そう言う事で話は纏まったが、私はレッスン料の事をあえて言わなかった。ヴェラさんもその事について、「幾ら払う。」とも言わなかった。私は無報酬でも構わなかった。
 家に帰って早々、ローマ字で『あ~ん』の50音、挨拶、簡単な日常会話をローマ字と英語で書いて、教える態勢を整えた。
 その後何日か、ヴェラさんの所に立ち寄って、50音等の日本語の発音、アクセント、あいさつ、本当に基礎的な日常会話を教えた。
しかし彼にとって日本語は難しい様であった。又、彼も忙しいのか、毎日その時間帯に居るとは限らなかった。無料で、しかも私も一応仕事の後で疲れているのに立ち寄って教えているのに、何日経っても『おはよう(ございます)。こんにちは』の一つ覚えてくれないので、こちらとしても張り合いがない様に感じて来た。ヴェラさんは気を使って缶詰、その他を私に持たせてくれる時もあった。彼が居ない時、美人事務員と話をちょっとして、引き上げて来る日もあった。申し訳ないが、彼女は少し頭がトロイので、ヴェラさんに注意されたり、文句を言われたりしていた。 
 5月23日(金)~今日、私は珍しく仕事を目いっぱいして来て、疲れていた。日本語を教えるのに毎日立ち寄り、何回教えても彼は挨拶一つ覚えてくれないし、やる気がない様にも受け取れた。私はそんな彼に腹ただしさを感じた。そんな訳で、私の日本語教師役は本日を以って終りにした。

乗船券購入と滞在期間再々延長~シドニー滞在

2022-04-11 08:59:47 | 「YOSHIの果てしない旅」 第11章 オーストラリアの旅
・昭和44年5月5日(月)曇り~12日(月)晴れ(乗船券購入と滞在期間再々延長)
 ・5月5日~今日、船会社へ行ったら、運良く1人分のキャンセルがあった。それが最後の乗船券であると言うので、その乗船券購入の予約をした。

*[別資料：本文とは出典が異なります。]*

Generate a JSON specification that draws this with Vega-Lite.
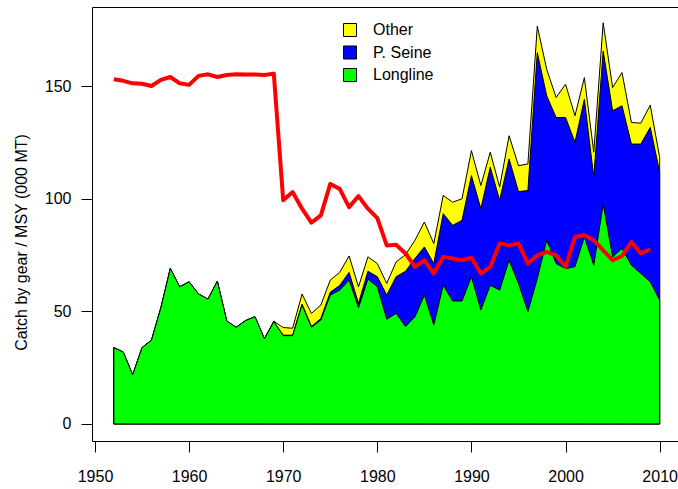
{
  "$schema": "https://vega.github.io/schema/vega-lite/v6.json",
  "width": 586,
  "height": 434,
  "autosize": {"type": "none"},
  "padding": {"left": 92, "top": 7, "right": 0, "bottom": 48},
  "background": "white",
  "config": {
    "view": {"stroke": null},
    "font": "Liberation Sans",
    "axis": {"labelFont": "Liberation Sans", "titleFont": "Liberation Sans", "labelFontSize": 16, "titleFontSize": 16, "labelColor": "black", "titleColor": "black", "tickColor": "black", "domainColor": "black", "grid": false, "tickSize": 11, "titleFontWeight": "normal"},
    "legend": {"labelFont": "Liberation Sans", "labelFontSize": 16, "labelColor": "black"}
  },
  "data": {"values": [
    {"year": 1952, "ll": 33.9, "llps": 33.9, "total": 33.9, "msy": 153.1},
    {"year": 1953, "ll": 31.9, "llps": 31.9, "total": 31.9, "msy": 152.4},
    {"year": 1954, "ll": 21.8, "llps": 21.8, "total": 21.8, "msy": 151.3},
    {"year": 1955, "ll": 33.9, "llps": 33.9, "total": 33.9, "msy": 151.1},
    {"year": 1956, "ll": 37.2, "llps": 37.2, "total": 37.2, "msy": 150.1},
    {"year": 1957, "ll": 51.6, "llps": 51.6, "total": 51.6, "msy": 152.8},
    {"year": 1958, "ll": 69.0, "llps": 69.0, "total": 69.0, "msy": 154.1},
    {"year": 1959, "ll": 60.9, "llps": 60.9, "total": 60.9, "msy": 151.3},
    {"year": 1960, "ll": 63.1, "llps": 63.1, "total": 63.1, "msy": 150.6},
    {"year": 1961, "ll": 57.7, "llps": 57.7, "total": 57.7, "msy": 154.6},
    {"year": 1962, "ll": 55.4, "llps": 55.4, "total": 55.4, "msy": 155.3},
    {"year": 1963, "ll": 63.4, "llps": 63.4, "total": 63.4, "msy": 154.1},
    {"year": 1964, "ll": 45.7, "llps": 45.7, "total": 45.7, "msy": 155.0},
    {"year": 1965, "ll": 42.9, "llps": 42.9, "total": 42.9, "msy": 155.3},
    {"year": 1966, "ll": 45.9, "llps": 45.9, "total": 45.9, "msy": 155.2},
    {"year": 1967, "ll": 47.6, "llps": 47.6, "total": 47.6, "msy": 155.2},
    {"year": 1968, "ll": 37.8, "llps": 37.8, "total": 37.8, "msy": 155.0},
    {"year": 1969, "ll": 45.4, "llps": 45.4, "total": 45.6, "msy": 155.6},
    {"year": 1970, "ll": 39.2, "llps": 39.4, "total": 42.8, "msy": 99.3},
    {"year": 1971, "ll": 39.2, "llps": 39.4, "total": 42.5, "msy": 103.0},
    {"year": 1972, "ll": 52.8, "llps": 53.2, "total": 57.7, "msy": 95.6},
    {"year": 1973, "ll": 42.9, "llps": 43.3, "total": 49.1, "msy": 89.4},
    {"year": 1974, "ll": 46.2, "llps": 46.8, "total": 52.8, "msy": 92.6},
    {"year": 1975, "ll": 57.2, "llps": 58.5, "total": 63.9, "msy": 106.6},
    {"year": 1976, "ll": 59.4, "llps": 61.5, "total": 67.3, "msy": 104.4},
    {"year": 1977, "ll": 63.9, "llps": 67.3, "total": 74.6, "msy": 96.3},
    {"year": 1978, "ll": 51.6, "llps": 53.5, "total": 60.9, "msy": 101.2},
    {"year": 1979, "ll": 64.3, "llps": 67.8, "total": 74.2, "msy": 95.6},
    {"year": 1980, "ll": 60.9, "llps": 65.4, "total": 71.2, "msy": 91.4},
    {"year": 1981, "ll": 46.5, "llps": 57.2, "total": 62.4, "msy": 79.3},
    {"year": 1982, "ll": 49.1, "llps": 65.4, "total": 72.0, "msy": 79.6},
    {"year": 1983, "ll": 43.2, "llps": 67.8, "total": 75.2, "msy": 75.7},
    {"year": 1984, "ll": 47.6, "llps": 73.5, "total": 81.6, "msy": 69.8},
    {"year": 1985, "ll": 57.2, "llps": 78.6, "total": 89.7, "msy": 72.7},
    {"year": 1986, "ll": 43.9, "llps": 71.2, "total": 80.1, "msy": 66.8},
    {"year": 1987, "ll": 61.6, "llps": 93.4, "total": 101.5, "msy": 74.2},
    {"year": 1988, "ll": 54.6, "llps": 88.2, "total": 98.5, "msy": 73.5},
    {"year": 1989, "ll": 54.6, "llps": 90.4, "total": 100.0, "msy": 72.7},
    {"year": 1990, "ll": 65.4, "llps": 110.3, "total": 121.4, "msy": 73.8},
    {"year": 1991, "ll": 50.6, "llps": 95.6, "total": 105.9, "msy": 66.8},
    {"year": 1992, "ll": 61.6, "llps": 114.0, "total": 120.7, "msy": 69.8},
    {"year": 1993, "ll": 59.4, "llps": 99.3, "total": 105.2, "msy": 80.1},
    {"year": 1994, "ll": 72.7, "llps": 117.7, "total": 128.0, "msy": 79.3},
    {"year": 1995, "ll": 62.4, "llps": 103.2, "total": 114.7, "msy": 80.1},
    {"year": 1996, "ll": 49.9, "llps": 103.7, "total": 115.5, "msy": 71.2},
    {"year": 1997, "ll": 64.6, "llps": 164.9, "total": 176.7, "msy": 74.9},
    {"year": 1998, "ll": 81.6, "llps": 145.7, "total": 157.5, "msy": 76.4},
    {"year": 1999, "ll": 71.2, "llps": 136.1, "total": 145.0, "msy": 74.9},
    {"year": 2000, "ll": 69.0, "llps": 136.1, "total": 150.9, "msy": 69.8},
    {"year": 2001, "ll": 69.8, "llps": 125.1, "total": 136.9, "msy": 83.0},
    {"year": 2002, "ll": 83.0, "llps": 144.2, "total": 153.8, "msy": 83.8},
    {"year": 2003, "ll": 70.5, "llps": 109.6, "total": 120.7, "msy": 81.6},
    {"year": 2004, "ll": 97.8, "llps": 165.6, "total": 178.2, "msy": 77.1},
    {"year": 2005, "ll": 74.2, "llps": 139.1, "total": 149.4, "msy": 72.7},
    {"year": 2006, "ll": 77.9, "llps": 141.3, "total": 156.1, "msy": 74.6},
    {"year": 2007, "ll": 70.5, "llps": 124.3, "total": 133.9, "msy": 80.8},
    {"year": 2008, "ll": 66.8, "llps": 124.3, "total": 133.6, "msy": 75.7},
    {"year": 2009, "ll": 63.1, "llps": 131.7, "total": 141.6, "msy": 77.6},
    {"year": 2010, "ll": 55.0, "llps": 111.8, "total": 118.4, "msy": null}
  ]},
  "layer": [
    {
      "mark": {"type": "area", "stroke": "black", "strokeWidth": 1, "interpolate": "linear"},
      "encoding": {
        "x": {"field": "year", "type": "quantitative", "scale": {"domain": [1949.68, 2011.95], "nice": false, "zero": false},
              "axis": {"orient": "top", "labels": false, "ticks": false, "title": null, "domain": true}},
        "y": {"field": "total", "type": "quantitative", "scale": {"domain": [-7.6, 185.2], "nice": false, "zero": false}, "axis": null},
        "y2": {"datum": 0},
        "color": {"datum": "Other", "type": "nominal",
                  "scale": {"domain": ["Other", "P. Seine", "Longline"], "range": ["#FFFF00", "#0000FF", "#00FF00"]},
                  "legend": {"title": null, "orient": "none", "legendX": 250, "legendY": 15, "symbolType": "square", "symbolSize": 169, "symbolStrokeColor": "black", "symbolStrokeWidth": 1, "symbolOpacity": 1, "rowPadding": 4.5, "labelOffset": 15, "padding": 0}}
      }
    },
    {
      "mark": {"type": "area", "stroke": "black", "strokeWidth": 1, "interpolate": "linear"},
      "encoding": {
        "x": {"field": "year", "type": "quantitative", "axis": null},
        "y": {"field": "llps", "type": "quantitative", "axis": null},
        "y2": {"datum": 0},
        "color": {"datum": "P. Seine", "type": "nominal"}
      }
    },
    {
      "mark": {"type": "area", "stroke": "black", "strokeWidth": 1, "interpolate": "linear"},
      "encoding": {
        "x": {"field": "year", "type": "quantitative", "axis": null},
        "y": {"field": "ll", "type": "quantitative", "axis": null},
        "y2": {"datum": 0},
        "color": {"datum": "Longline", "type": "nominal"}
      }
    },
    {
      "mark": {"type": "line", "color": "#FF0000", "strokeWidth": 4, "strokeJoin": "round", "strokeCap": "butt"},
      "encoding": {
        "x": {"field": "year", "type": "quantitative",
              "axis": {"orient": "bottom", "values": [1950, 1960, 1970, 1980, 1990, 2000, 2010], "format": "d", "title": null, "labelPadding": 16, "domain": true, "labelFlush": false}},
        "y": {"field": "msy", "type": "quantitative",
              "axis": {"orient": "left", "values": [0, 50, 100, 150], "title": "Catch by gear / MSY (000 MT)", "labelPadding": 10, "domain": true, "titleX": -71, "titleY": 235, "titleBaseline": "middle", "titleAngle": -90, "titleFontSize": 16}}
      }
    }
  ],
  "resolve": {"axis": {"x": "independent", "y": "independent"}}
}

 ・5月7日~運良く乗船券が買えるのは、『早く帰国した方が良い』と言う神のお導きなのか。私は所持金を掻き集め、足りない分はルームシェアをしているK氏から一時借りて、船会社へ買いに行った。
(参考)1A$=403円、1U$=360円、100U$=89A$、3万円=74A$、 船会社名~Royal Interocean Lines、 乗船区間~シドニーから四日市、 船名~Tjiluwah(チルワ149号)、 クラス~ツーリスト、 グレード~“TB”TBH40、 出航予定日~1969年6月19日 船 賃~268A$=300US$=約108,000円) 乗船券発行日~1969年5月5日。
 所で、先日の4月29日に滞在期間延長を求め移民局へ行ったがその後、移民局から何の連絡も無かった。滞在再延長期間が過ぎる5月7日の本日、買った乗船券を持って早速、2ヶ月間の期間延長をお願いしに、再び移民局へ行った。出国用の乗船券を持っていたので、今日は何ら問題が無かったし、しかも係官は滞在費用の確認もしなかった。
 ・5月12日~滞在再々延長の許可が下り、その証明を見たら『3ヶ月間の8月4日まで』となっていた。出国用のチケットが無い時はあんなに厳しかったが、今日はスンナリ。しかも1ヶ月間余計に延長してくれた。全くオーストラリアの移民局も現金なものであった。